= PROBLEM =
Of the lines in these entries, how many contain the string "code"? Give the number and nothing else.
[Start INFORMATION GIVEN]
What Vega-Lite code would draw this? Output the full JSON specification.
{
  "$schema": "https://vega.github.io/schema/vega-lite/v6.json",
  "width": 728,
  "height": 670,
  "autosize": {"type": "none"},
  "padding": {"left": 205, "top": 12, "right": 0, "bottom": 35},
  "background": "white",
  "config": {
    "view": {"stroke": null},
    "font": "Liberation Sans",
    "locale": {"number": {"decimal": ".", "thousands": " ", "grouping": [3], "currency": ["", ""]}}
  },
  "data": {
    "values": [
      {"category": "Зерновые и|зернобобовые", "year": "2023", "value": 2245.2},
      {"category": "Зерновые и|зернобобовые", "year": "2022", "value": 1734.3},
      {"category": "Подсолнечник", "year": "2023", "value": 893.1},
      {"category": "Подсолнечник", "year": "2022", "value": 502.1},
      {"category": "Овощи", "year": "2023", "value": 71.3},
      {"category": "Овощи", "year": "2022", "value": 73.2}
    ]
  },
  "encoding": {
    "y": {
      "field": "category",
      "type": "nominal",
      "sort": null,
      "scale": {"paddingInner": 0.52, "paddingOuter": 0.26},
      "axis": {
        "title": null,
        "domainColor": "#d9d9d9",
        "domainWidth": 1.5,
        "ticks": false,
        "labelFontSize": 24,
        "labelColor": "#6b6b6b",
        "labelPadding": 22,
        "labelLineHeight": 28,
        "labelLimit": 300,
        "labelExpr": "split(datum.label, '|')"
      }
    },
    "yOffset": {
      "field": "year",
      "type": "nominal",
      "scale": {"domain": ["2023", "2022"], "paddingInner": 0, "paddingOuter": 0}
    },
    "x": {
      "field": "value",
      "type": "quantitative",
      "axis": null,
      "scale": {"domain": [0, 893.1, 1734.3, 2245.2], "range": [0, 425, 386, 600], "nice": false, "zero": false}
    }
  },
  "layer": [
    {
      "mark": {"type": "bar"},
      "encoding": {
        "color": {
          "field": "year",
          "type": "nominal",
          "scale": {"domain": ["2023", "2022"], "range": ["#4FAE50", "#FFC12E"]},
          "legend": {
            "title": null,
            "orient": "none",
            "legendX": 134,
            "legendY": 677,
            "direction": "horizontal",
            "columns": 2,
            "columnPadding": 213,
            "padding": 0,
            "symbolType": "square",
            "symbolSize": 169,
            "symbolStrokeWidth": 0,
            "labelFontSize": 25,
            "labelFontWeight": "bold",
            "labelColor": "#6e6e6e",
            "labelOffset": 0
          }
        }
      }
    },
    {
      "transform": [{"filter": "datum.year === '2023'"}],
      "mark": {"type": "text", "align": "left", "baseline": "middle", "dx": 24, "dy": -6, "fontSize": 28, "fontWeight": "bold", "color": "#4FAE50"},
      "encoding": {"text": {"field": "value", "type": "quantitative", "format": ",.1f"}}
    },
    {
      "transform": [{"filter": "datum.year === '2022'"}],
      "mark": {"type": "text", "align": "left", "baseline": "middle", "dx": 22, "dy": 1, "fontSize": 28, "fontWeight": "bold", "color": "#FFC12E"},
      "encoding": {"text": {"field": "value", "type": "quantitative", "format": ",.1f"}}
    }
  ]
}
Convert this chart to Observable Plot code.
[End INFORMATION GIVEN]
= EXERCISE RESPONSE =
2